◆ **EXERCISE OBJECTIVE**
The material below holds pictures; leave them out and reproduce exactly the lines from the one with "Give me the matplotlib source for this chart." through the one with "return fig.add_axes([l /", inclusive.

◆ **DATA SHOWN**
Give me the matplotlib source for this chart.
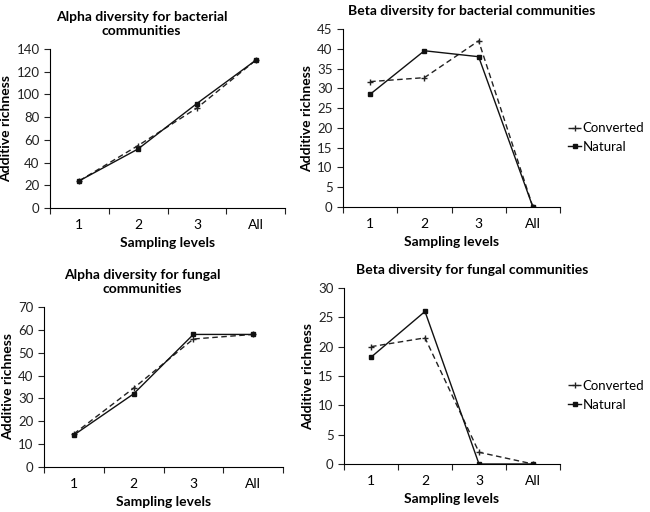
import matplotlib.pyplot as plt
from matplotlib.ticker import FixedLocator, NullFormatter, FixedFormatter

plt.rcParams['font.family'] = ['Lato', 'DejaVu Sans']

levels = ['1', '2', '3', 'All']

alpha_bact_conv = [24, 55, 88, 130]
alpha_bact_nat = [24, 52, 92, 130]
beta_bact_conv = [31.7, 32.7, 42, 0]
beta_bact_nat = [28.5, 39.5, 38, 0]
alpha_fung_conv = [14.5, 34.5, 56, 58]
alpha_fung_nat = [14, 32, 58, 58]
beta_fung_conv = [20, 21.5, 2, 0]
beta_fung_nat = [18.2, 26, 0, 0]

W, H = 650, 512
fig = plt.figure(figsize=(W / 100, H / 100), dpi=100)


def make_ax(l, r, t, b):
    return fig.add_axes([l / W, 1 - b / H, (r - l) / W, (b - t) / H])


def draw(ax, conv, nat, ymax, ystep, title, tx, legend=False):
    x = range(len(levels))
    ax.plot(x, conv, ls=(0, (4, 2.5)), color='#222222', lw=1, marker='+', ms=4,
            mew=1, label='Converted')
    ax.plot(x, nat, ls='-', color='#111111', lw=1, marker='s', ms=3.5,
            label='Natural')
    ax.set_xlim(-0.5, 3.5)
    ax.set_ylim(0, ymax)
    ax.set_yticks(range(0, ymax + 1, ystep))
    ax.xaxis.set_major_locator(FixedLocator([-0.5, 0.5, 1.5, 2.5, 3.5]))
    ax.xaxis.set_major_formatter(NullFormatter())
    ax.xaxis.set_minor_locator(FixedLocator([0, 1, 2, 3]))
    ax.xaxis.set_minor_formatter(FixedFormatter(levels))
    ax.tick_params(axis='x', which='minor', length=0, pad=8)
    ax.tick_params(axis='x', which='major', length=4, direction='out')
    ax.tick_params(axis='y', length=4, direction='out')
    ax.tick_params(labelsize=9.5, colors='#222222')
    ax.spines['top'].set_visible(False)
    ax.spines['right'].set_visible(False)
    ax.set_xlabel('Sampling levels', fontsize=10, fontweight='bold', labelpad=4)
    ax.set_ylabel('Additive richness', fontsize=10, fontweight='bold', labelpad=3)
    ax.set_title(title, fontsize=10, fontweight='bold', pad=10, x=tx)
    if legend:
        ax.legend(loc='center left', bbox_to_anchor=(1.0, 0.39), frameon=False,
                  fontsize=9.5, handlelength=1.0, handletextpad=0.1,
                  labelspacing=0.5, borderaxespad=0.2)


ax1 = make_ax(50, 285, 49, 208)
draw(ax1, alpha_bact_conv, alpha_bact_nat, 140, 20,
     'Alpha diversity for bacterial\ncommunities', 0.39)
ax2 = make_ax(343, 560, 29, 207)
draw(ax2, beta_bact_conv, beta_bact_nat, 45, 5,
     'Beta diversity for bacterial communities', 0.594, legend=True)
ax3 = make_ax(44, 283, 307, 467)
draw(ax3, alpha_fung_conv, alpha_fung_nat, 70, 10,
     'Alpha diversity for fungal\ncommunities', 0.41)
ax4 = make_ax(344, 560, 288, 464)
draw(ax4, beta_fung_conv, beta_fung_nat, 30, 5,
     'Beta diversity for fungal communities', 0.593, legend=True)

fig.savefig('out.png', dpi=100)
* * *
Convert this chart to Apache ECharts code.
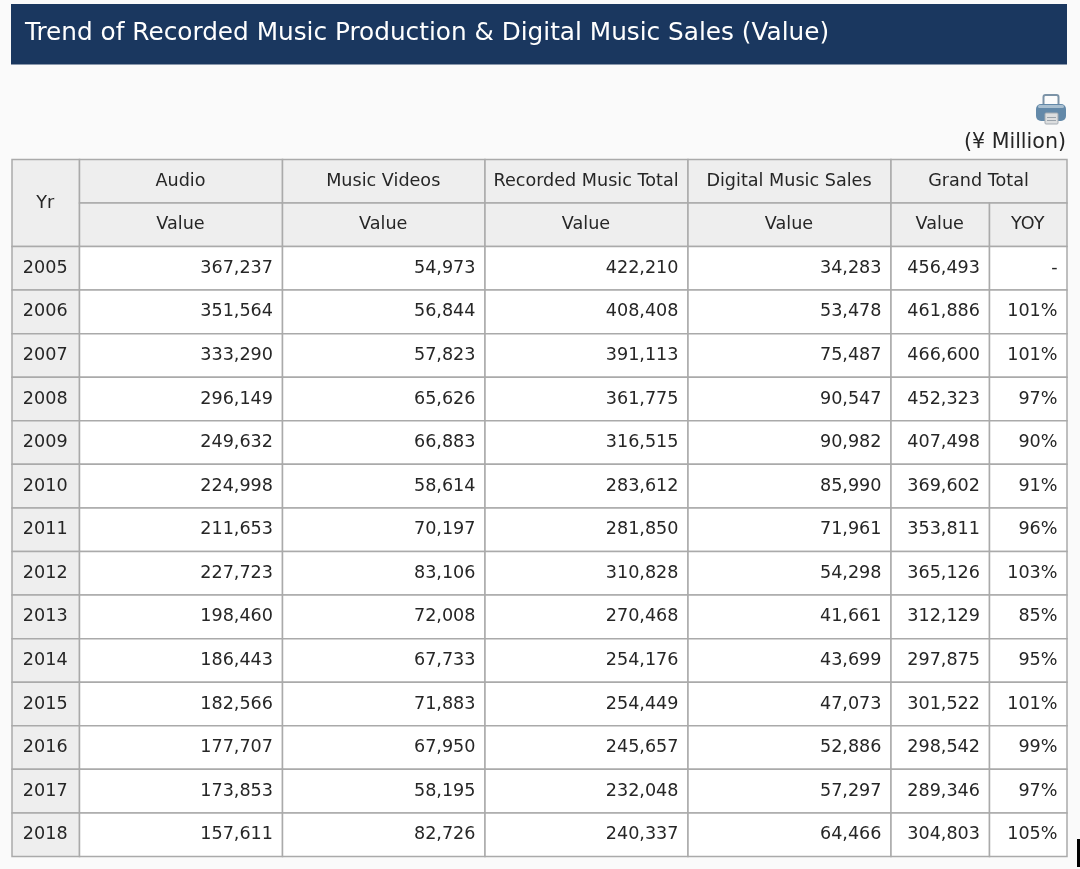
...
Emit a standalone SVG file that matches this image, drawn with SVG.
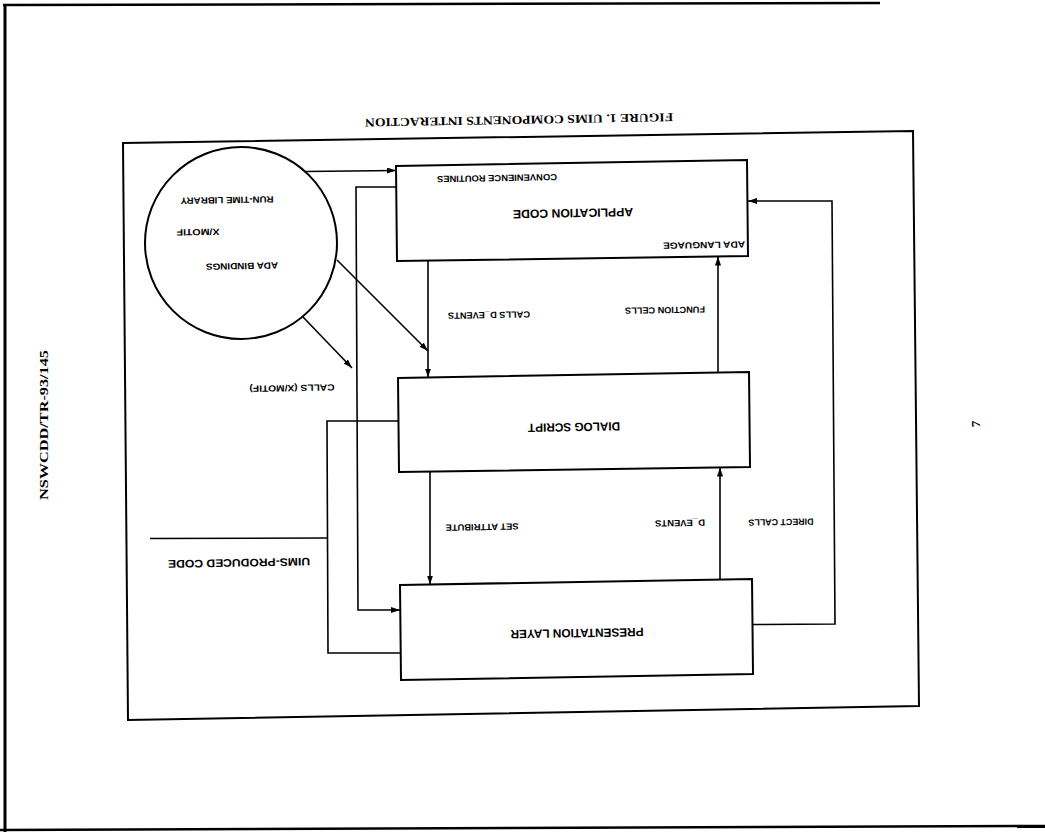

◆ **EXERCISE SOLUTION**
Give me the matplotlib source for this chart.
import matplotlib.pyplot as plt
from matplotlib.ticker import FixedLocator, NullFormatter, FixedFormatter

plt.rcParams['font.family'] = ['Lato', 'DejaVu Sans']

levels = ['1', '2', '3', 'All']

alpha_bact_conv = [24, 55, 88, 130]
alpha_bact_nat = [24, 52, 92, 130]
beta_bact_conv = [31.7, 32.7, 42, 0]
beta_bact_nat = [28.5, 39.5, 38, 0]
alpha_fung_conv = [14.5, 34.5, 56, 58]
alpha_fung_nat = [14, 32, 58, 58]
beta_fung_conv = [20, 21.5, 2, 0]
beta_fung_nat = [18.2, 26, 0, 0]

W, H = 650, 512
fig = plt.figure(figsize=(W / 100, H / 100), dpi=100)


def make_ax(l, r, t, b):
    return fig.add_axes([l / W, 1 - b / H, (r - l) / W, (b - t) / H])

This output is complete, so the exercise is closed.